Pony AI just posted its first profitable quarter, but the money didn't come from driving people around.

The Summary

  • Pony AI reported its first profitable quarter, driven by gains from an early investment, not robotaxi revenue
  • The company plans to expand operations to 20 cities despite core business still burning cash
  • Profitability without product-market fit reveals how much runway matters in the autonomous vehicle race

The Signal

Pony AI turned profitable for the first time, but it's accounting profit, not operational proof of concept. The black ink came from investment gains, a one-time bump that tells you nothing about whether people actually want to pay for robot taxis at scale.

This matters because Pony is now betting that windfall on a 20-city expansion. That's aggressive when your core business model, the thing you're supposed to be solving for, hasn't proven it can stand on its own. The autonomous vehicle space is littered with companies that had great tech demos and solid balance sheets until they tried to scale operations in the real world, where weather exists and pedestrians do unpredictable things.
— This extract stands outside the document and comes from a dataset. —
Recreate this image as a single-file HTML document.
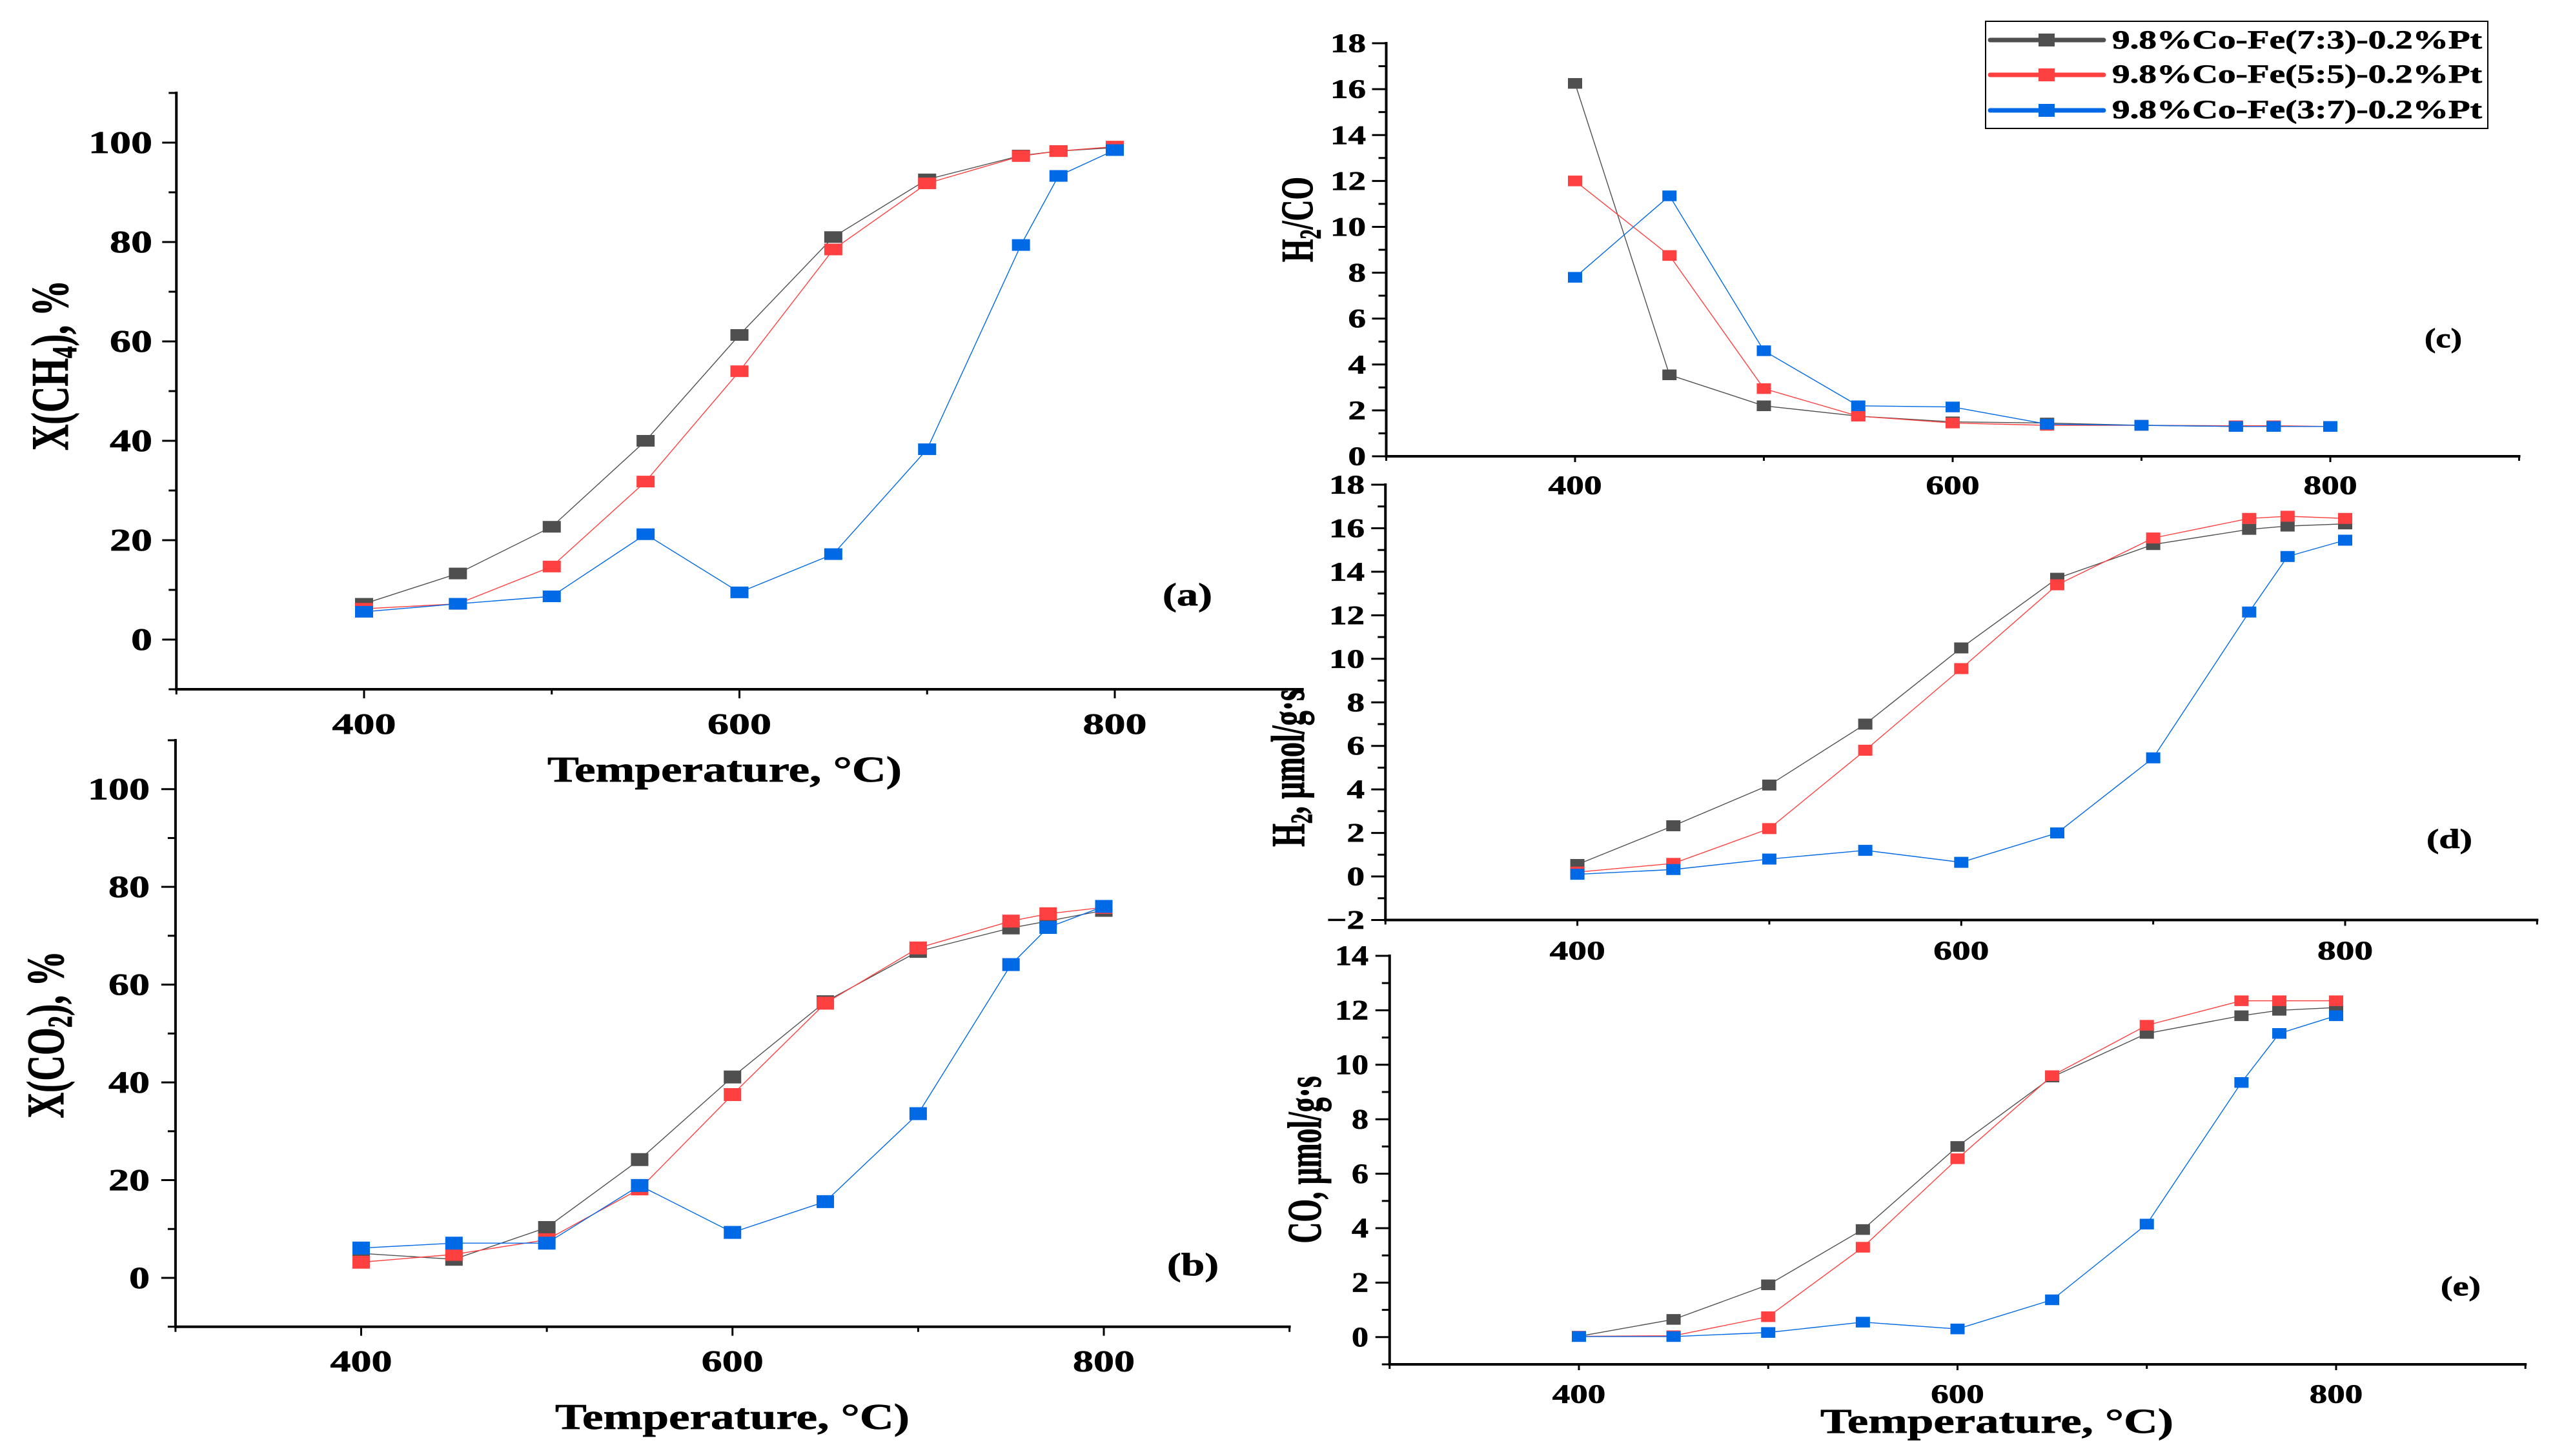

The 20-city target is a land grab play. Pony is racing to build network effects before the cash cushion deflates. In autonomous transportation, the company that locks in municipal partnerships and builds route density first gets compounding advantages. More miles driven means better training data, which means better performance, which means more riders. But only if the unit economics work. If they're subsidizing every ride to hit growth targets, that investment windfall just bought them a longer runway to the same cliff.

The Implication

Watch what Pony reports next quarter when the investment gains are gone. If robotaxi revenue isn't climbing fast enough to cover operating costs, the 20-city plan is vaporware. For anyone tracking the agent economy, this is a reminder that autonomous systems still need massive capital and regulatory patience to reach viability. The tech might work in controlled environments, but profitable operations at scale remain the unsolved problem.